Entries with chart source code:
● ● ● ●
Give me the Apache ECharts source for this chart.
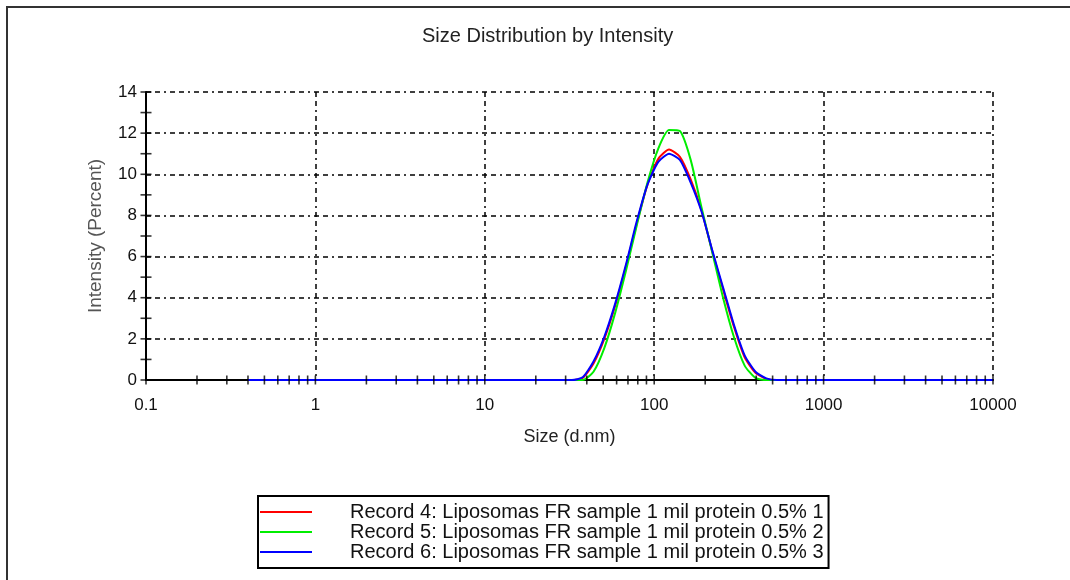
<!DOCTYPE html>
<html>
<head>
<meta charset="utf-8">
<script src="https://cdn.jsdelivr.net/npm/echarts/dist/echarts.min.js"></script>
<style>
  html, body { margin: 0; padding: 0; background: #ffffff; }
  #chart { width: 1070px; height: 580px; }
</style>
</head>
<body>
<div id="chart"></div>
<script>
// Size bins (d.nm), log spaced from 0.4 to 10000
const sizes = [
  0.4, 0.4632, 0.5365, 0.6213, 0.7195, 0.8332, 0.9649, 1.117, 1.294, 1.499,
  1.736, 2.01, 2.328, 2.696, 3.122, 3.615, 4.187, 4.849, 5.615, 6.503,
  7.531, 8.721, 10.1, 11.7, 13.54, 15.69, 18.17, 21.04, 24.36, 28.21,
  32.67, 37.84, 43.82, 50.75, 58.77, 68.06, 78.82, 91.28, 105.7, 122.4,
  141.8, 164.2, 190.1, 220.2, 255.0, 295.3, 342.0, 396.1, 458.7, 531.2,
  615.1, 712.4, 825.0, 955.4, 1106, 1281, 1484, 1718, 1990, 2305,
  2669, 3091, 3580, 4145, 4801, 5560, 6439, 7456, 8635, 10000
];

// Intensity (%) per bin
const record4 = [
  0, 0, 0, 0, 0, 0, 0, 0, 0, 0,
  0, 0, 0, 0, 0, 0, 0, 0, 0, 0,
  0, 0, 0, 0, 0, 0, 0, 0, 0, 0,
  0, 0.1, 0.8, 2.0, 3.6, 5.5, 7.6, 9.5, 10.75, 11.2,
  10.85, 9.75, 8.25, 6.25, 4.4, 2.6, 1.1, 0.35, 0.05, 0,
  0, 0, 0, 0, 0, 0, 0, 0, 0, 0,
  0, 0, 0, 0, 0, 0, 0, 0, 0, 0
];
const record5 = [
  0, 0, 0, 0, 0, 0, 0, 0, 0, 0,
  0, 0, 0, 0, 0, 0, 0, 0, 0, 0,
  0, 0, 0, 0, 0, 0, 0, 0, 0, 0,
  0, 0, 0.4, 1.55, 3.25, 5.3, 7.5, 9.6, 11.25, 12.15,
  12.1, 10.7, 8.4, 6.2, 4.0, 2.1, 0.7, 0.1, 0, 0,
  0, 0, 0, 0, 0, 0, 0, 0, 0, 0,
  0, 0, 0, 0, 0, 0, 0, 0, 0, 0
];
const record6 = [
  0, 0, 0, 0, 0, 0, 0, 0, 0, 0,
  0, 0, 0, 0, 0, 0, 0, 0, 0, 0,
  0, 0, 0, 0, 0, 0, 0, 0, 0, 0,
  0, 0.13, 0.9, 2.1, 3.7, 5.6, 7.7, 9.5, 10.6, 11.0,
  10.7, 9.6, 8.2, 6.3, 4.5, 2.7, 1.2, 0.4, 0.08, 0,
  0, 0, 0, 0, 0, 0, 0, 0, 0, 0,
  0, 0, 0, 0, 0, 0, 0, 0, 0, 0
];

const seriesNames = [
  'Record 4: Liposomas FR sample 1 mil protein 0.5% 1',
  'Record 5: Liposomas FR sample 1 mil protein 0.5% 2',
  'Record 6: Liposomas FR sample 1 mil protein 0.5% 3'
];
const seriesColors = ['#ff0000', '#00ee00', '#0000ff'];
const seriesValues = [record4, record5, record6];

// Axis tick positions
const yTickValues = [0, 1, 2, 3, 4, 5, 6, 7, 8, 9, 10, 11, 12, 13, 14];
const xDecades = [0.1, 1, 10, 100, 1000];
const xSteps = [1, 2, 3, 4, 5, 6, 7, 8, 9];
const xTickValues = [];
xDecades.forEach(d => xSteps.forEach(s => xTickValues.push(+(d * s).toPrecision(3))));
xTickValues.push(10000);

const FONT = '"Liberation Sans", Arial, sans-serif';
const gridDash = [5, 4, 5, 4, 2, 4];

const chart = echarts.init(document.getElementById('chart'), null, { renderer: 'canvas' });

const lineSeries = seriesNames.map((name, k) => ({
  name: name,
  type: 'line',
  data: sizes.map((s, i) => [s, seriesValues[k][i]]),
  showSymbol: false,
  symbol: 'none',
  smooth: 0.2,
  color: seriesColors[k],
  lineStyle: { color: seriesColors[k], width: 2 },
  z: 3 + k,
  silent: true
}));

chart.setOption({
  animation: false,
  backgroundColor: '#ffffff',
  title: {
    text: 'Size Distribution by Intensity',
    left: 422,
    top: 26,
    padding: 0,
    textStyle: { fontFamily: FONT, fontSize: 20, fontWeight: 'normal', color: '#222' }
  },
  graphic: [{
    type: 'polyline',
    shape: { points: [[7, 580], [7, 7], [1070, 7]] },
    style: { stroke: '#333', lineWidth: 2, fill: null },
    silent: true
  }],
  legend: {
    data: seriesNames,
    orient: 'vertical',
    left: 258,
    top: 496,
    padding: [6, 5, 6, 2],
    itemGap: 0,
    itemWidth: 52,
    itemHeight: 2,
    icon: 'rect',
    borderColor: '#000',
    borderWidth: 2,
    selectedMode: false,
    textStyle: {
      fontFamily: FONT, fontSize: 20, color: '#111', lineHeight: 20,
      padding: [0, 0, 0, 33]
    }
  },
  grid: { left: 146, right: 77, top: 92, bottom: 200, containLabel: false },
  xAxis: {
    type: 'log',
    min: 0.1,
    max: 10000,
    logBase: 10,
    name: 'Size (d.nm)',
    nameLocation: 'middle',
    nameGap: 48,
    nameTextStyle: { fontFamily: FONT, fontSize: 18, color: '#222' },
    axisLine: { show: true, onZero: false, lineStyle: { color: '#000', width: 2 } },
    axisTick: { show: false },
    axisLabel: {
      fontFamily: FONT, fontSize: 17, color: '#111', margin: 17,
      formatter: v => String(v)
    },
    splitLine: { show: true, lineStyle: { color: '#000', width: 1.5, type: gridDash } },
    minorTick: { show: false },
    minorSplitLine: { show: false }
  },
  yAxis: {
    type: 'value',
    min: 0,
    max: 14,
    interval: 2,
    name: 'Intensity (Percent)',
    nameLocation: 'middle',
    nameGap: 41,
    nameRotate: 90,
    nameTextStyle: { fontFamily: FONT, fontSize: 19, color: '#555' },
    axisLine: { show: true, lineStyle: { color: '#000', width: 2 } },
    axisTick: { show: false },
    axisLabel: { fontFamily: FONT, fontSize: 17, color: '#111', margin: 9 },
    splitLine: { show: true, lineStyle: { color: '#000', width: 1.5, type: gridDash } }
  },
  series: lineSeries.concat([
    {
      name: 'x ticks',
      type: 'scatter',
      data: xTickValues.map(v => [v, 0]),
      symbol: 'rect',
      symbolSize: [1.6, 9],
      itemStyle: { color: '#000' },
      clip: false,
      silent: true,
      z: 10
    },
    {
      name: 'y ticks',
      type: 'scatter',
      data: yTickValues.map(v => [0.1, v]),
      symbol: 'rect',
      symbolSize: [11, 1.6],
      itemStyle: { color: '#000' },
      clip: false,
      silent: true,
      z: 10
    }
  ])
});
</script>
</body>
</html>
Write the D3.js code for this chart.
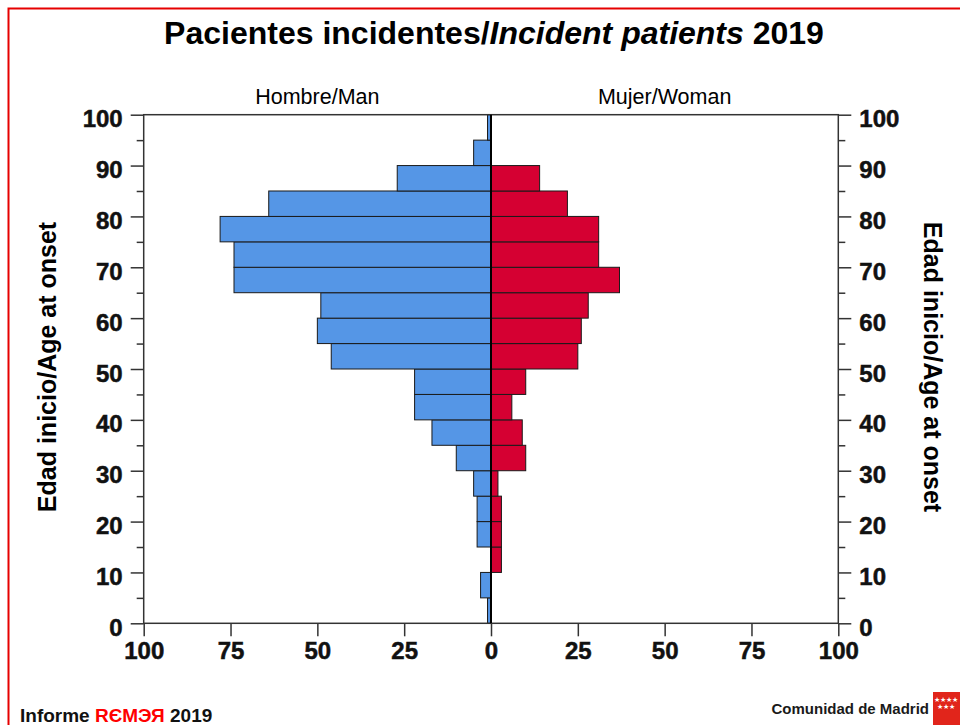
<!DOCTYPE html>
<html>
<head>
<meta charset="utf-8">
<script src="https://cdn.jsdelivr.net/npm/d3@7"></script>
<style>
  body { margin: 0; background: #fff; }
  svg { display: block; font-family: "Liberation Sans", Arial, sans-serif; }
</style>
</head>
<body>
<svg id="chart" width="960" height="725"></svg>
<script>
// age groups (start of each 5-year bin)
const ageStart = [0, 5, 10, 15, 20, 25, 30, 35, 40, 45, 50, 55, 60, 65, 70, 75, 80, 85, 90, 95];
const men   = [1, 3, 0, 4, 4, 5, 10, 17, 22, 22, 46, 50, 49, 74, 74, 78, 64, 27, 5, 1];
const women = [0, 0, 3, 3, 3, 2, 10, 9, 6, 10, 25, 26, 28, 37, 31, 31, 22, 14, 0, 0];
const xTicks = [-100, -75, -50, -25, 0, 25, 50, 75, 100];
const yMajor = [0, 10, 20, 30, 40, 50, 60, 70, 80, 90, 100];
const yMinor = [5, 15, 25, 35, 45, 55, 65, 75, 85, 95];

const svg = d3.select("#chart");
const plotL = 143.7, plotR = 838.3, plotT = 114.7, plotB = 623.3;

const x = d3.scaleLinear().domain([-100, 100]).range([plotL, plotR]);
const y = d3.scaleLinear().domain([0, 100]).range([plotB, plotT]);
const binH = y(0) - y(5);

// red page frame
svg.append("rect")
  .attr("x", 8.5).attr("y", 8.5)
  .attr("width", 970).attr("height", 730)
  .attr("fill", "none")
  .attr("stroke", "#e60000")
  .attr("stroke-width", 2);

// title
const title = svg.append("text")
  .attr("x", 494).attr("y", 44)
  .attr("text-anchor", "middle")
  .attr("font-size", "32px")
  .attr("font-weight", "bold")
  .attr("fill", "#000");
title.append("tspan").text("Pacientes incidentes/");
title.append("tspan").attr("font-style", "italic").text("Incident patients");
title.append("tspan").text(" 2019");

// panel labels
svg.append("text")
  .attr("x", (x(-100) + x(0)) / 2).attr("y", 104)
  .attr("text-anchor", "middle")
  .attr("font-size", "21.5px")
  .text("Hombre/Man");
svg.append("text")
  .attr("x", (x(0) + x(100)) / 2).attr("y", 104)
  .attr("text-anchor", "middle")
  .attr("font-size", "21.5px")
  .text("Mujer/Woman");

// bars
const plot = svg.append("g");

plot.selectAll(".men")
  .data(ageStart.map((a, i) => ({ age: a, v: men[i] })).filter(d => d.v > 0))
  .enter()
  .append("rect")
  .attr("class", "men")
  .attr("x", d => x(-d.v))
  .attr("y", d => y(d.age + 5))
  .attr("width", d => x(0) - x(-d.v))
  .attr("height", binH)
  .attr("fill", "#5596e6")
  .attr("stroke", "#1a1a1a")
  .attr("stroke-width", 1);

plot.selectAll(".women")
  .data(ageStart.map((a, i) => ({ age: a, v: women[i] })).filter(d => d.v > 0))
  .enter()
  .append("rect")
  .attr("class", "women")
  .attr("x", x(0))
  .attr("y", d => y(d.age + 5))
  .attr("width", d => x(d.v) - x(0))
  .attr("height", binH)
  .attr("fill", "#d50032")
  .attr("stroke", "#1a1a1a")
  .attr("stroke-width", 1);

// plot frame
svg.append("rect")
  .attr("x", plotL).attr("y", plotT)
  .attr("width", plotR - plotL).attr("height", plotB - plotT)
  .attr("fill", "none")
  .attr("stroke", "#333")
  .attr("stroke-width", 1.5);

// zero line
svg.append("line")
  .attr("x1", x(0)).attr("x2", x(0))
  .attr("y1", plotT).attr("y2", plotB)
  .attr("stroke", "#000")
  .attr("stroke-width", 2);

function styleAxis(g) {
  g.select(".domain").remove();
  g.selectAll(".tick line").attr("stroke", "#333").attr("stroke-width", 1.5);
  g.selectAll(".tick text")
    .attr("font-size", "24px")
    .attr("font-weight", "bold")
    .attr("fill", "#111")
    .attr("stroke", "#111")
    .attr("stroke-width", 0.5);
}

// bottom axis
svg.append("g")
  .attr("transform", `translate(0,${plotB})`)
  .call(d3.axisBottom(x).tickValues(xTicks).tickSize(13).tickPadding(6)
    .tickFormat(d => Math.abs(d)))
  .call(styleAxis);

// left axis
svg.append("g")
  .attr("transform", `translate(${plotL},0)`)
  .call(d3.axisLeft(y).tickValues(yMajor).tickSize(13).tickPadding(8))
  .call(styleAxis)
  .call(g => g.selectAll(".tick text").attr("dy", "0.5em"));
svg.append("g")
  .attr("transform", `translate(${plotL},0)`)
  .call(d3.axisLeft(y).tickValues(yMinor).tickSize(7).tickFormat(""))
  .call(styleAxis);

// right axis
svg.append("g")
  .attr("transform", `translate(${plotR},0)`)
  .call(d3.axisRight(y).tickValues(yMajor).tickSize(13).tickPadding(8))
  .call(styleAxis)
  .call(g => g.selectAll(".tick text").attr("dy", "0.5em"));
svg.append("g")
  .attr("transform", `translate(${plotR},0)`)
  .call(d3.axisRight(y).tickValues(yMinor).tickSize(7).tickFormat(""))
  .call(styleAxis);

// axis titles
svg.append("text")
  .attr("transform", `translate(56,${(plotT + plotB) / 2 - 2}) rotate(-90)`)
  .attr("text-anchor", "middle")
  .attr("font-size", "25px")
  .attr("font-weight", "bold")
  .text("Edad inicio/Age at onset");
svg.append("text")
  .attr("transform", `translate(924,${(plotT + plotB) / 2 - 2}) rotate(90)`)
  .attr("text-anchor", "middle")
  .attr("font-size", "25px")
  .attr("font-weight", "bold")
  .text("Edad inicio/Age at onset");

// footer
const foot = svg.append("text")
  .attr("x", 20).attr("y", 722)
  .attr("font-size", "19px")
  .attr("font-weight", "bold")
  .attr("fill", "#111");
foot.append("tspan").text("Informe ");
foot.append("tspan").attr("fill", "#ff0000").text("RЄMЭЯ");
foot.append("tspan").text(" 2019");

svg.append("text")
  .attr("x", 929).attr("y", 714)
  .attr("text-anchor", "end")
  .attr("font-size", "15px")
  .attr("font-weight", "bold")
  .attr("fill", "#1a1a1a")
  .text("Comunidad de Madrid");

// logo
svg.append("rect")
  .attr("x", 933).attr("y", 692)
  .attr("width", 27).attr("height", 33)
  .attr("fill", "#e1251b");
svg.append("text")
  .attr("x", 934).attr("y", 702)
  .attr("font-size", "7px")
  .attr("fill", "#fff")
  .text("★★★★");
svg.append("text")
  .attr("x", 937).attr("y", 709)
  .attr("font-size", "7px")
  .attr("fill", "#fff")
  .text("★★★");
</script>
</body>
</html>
● ● ● ●
Among the entries above, how many lines include the word "this"? Reply with the number only.

Answer: 2